Он взял стаканы, зашел за прилавок, повозился там и вернулся с двумя маленькими рюмочками, наполненными доверху, и шоколадом на тарелочке.
– Что с вами, дядя Стэника? – удивился Мирча, увидев такую смену декораций.
– Эх, товарищ Костика, – подмигнул ему Стэника, – угощаю… за мой дом… За новый дом… Тяжело мне, товарищ Костика, одному с той поры, как меня покинула моя баба, прости ее господи!..
– Хоть бы положили с ней в могилу и ту икону…
Стэника, как только слышал про икону, так и пускался рассказывать, что он перетерпел, хотя все село слышало этот рассказ из его уст не меньше ста раз.

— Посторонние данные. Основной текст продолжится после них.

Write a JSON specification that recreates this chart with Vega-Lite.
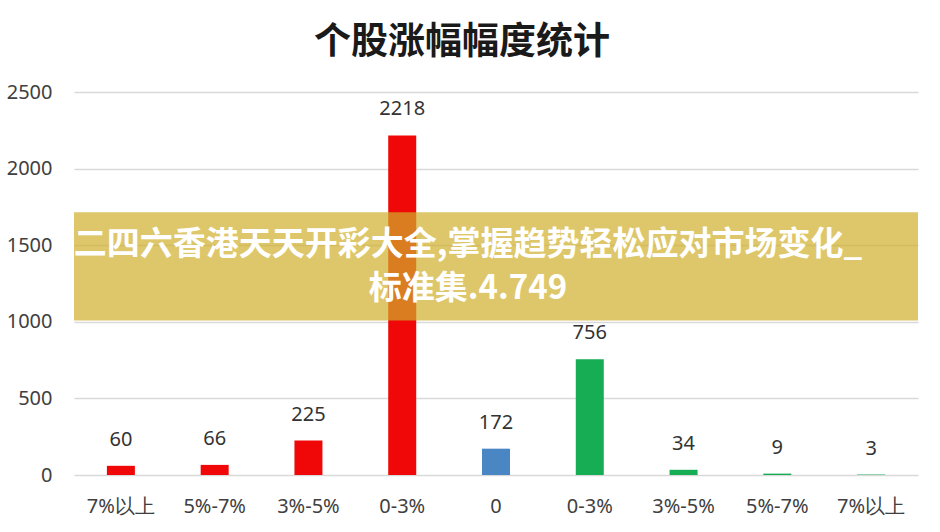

– Брось ты… Крепко она меня пилила, а все говорила, что молится… Как приду чуть подвыпивши, так она ко мне: «Что, Стэника, опять насосался?» Поворачивается к иконе, крестится, бормочет что-то, а оказывается проклинает меня на чем свет стоит… Слышу как-то – просит матерь божью, чтоб у меня отсохли руки, чтоб не мог поднести стакан ко рту… А однажды прихожу я с охоты, – я не хвалюсь, но был я охотником, теперь только бросил, потому что нет у меня машины! Зайца ни одного, а коньяк в голове расшумелся, эге-ге! Как увидела меня баба, так мигом к иконе. Ну, говорю я ей, может быть, хватит? А она как оглохла. Тогда не знаю, что мне взбрело в голову, вскидываю ружье и – бах! – прямо в икону. Баба повалилась без сознания, икона – на бабу! Ну, думаю, застрелил! Эх, Стэника, не миновать тебе каторги!.. Вдруг вижу – икона летит прямо в меня!.. Бац по физиономии! И голос раздается: «Чтоб ты в аду сгорел, сатаника!» Воскресла, значит, баба… А теперь скажи мне, как я мог положить в могилу ту икону, если баба осквернила ее, бросила в меня? Ну, будь здоров!